Has your child experienced bullying at school? Or do you suspect your child might be the bully sometimes?
Bullying is awful to see and destructive to the victim and perpetrator alike. It is an inappropriate use of power by one individual or group over another. It is often motivated by fear or a sense of inadequacy and expressed by the need to control.
Your children can give you some indicators that things are not right at school, by their behaviour at home. A friend of mine has a child of preschool age. He became very tearful and distressed at home after days at preschool. It appeared that he was being bullied at preschool. She spoke to the teachers about this and they said they would keep an eye on him and his interactions with other children. She was challenged to consider his need to build resilience by learning to manage the bullies at preschool, and on the other hand to consider the cost to his emotional well being of expecting him to do so at such a young age. Eventually after nothing changed and the preschool teachers gave her the message that "this is just the way boys are" she decided to change preschools and she now has a much happier child.
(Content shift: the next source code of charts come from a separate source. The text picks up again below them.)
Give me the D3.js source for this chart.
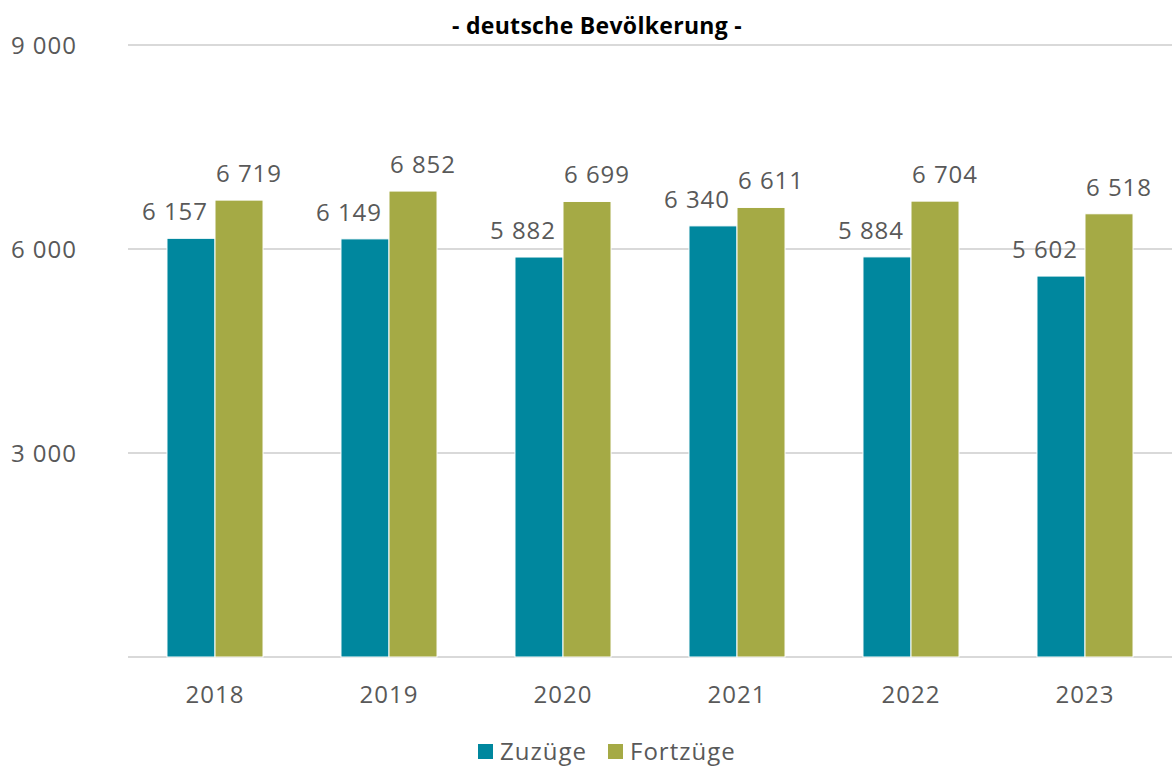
<!DOCTYPE html>
<html>
<head>
<meta charset="utf-8">
<script src="https://cdn.jsdelivr.net/npm/d3@7"></script>
<style>
  body { margin: 0; background: #fff; }
  text { font-family: "Open Sans", "Noto Sans", sans-serif; fill: #595959; letter-spacing: 1px; }
</style>
</head>
<body>
<div id="container"></div>
<script>
// data
const years = ["2018", "2019", "2020", "2021", "2022", "2023"];
const zuzuege = [6157, 6149, 5882, 6340, 5884, 5602];
const fortzuege = [6719, 6852, 6699, 6611, 6704, 6518];
const seriesNames = ["Zuzüge", "Fortzüge"];
const seriesColors = ["#00879e", "#a5aa45"];
const yTicks = [3000, 6000, 9000];

const width = 1172, height = 769;
const margin = {top: 45, right: 0, bottom: 112, left: 128};

const fmt = v => d3.format(",")(v).replace(/,/g, " ");

const svg = d3.select("#container").append("svg")
  .attr("width", width)
  .attr("height", height);

const x = d3.scaleBand()
  .domain(years)
  .range([margin.left, width - margin.right])
  .paddingInner(0.448)
  .paddingOuter(0.224);

const x1 = d3.scaleBand()
  .domain(seriesNames)
  .range([0, x.bandwidth()]);

const y = d3.scaleLinear()
  .domain([0, 9000])
  .range([height - margin.bottom, margin.top]);

// gridlines
svg.append("g")
  .selectAll("line")
  .data([0, ...yTicks])
  .join("line")
  .attr("x1", margin.left)
  .attr("x2", width)
  .attr("y1", d => y(d))
  .attr("y2", d => y(d))
  .attr("stroke", "#d9d9d9")
  .attr("stroke-width", 2);

// y labels
svg.append("g")
  .selectAll("text")
  .data(yTicks)
  .join("text")
  .attr("x", 77)
  .attr("y", d => y(d) + 9)
  .attr("text-anchor", "end")
  .style("font-size", "24px")
  .text(fmt);

// bars
const rows = years.map((yr, i) => ({year: yr, vals: [zuzuege[i], fortzuege[i]]}));

const groups = svg.append("g")
  .selectAll("g")
  .data(rows)
  .join("g")
  .attr("transform", d => `translate(${x(d.year)},0)`);

groups.selectAll("rect")
  .data(d => d.vals.map((v, j) => ({name: seriesNames[j], v, j})))
  .join("rect")
  .attr("x", d => x1(d.name))
  .attr("width", x1.bandwidth())
  .attr("y", d => y(d.v))
  .attr("height", d => y(0) - y(d.v))
  .attr("fill", d => seriesColors[d.j])
  .attr("stroke", "#fff")
  .attr("stroke-width", 1);

groups.selectAll("text.val")
  .data(d => d.vals.map((v, j) => ({name: seriesNames[j], v, j})))
  .join("text")
  .attr("class", "val")
  .attr("x", d => x1(d.name) + x1.bandwidth() / 2 + (d.j === 0 ? -16 : 10))
  .attr("y", d => y(d.v) - 18)
  .attr("text-anchor", "middle")
  .style("font-size", "24px")
  .text(d => fmt(d.v));

// x labels
svg.append("g")
  .selectAll("text")
  .data(years)
  .join("text")
  .attr("x", d => x(d) + x.bandwidth() / 2)
  .attr("y", 703)
  .attr("text-anchor", "middle")
  .style("font-size", "24px")
  .text(d => d);

// title
svg.append("text")
  .attr("x", 597)
  .attr("y", 34)
  .attr("text-anchor", "middle")
  .style("font-size", "23px")
  .style("font-weight", "bold")
  .style("letter-spacing", "0.3px")
  .style("fill", "#000")
  .text("- deutsche Bevölkerung -");

// legend
const legendX = [478, 608];
const legend = svg.append("g")
  .selectAll("g")
  .data(seriesNames)
  .join("g")
  .attr("transform", (d, i) => `translate(${legendX[i]},744)`);

legend.append("rect")
  .attr("width", 15)
  .attr("height", 15)
  .attr("fill", (d, i) => seriesColors[i]);

legend.append("text")
  .attr("x", 22)
  .attr("y", 16)
  .style("font-size", "24px")
  .text(d => d);
</script>
</body>
</html>
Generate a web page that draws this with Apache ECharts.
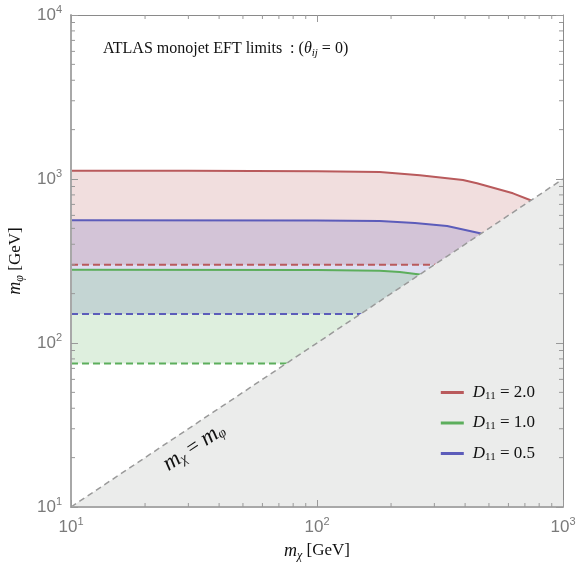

In NSW the Department of Education encourages schools to develop their own locally based anti-bullying policy as part of their broader student welfare policy. Advice for parents generally follows. The NSW Education Department website gives an example of an anti-bullying policy at Barrenjoey High School that I think contains some sound advice for parents and children.
However any bullying policy is only as good as its implementation. When teachers are dismissive of the impact of bullying or just too busy to follow up on looking out for the bullied child, parents need to take action. Christian parents need to speak out when they see or hear that children are being bullied. Another friend of mine, observed a child being bullied after school as he waited for his parents to collect him. After speaking to the bullies, she also spoke to the child's parents and told them that she had seen him being bullied. She felt that as a Christian parent she needed to follow up on what she was observing. This made a significant difference in that little boy's life as the solution was as simple as changing the place where he waited for his parents to collect him.
In recent times the ways in which young people can be bullied has expanded to cyberspace to include social networking sites such as facebook and MySpace as well as to the ubiquitous mobile phone. The following advice about cyber-bullying is from the Australian Government website:
Stand up and speak out!
If you see or know about cyber-bullying happening to a friend, support them and report the bullying. You'd want them to do the same for you.Don't forward on messages or pictures that may be offensive or upsetting to someone. Even though you may not have started it, you will be seen to be part of the cyber-bullying cycle.
Remember to treat others as you would like to be treated when communicating online.
We can be thankful that much of this advice reflects the Bible's teaching on how to treat others and to love our neighbours as ourselves. Have your children been bullied and what did you do?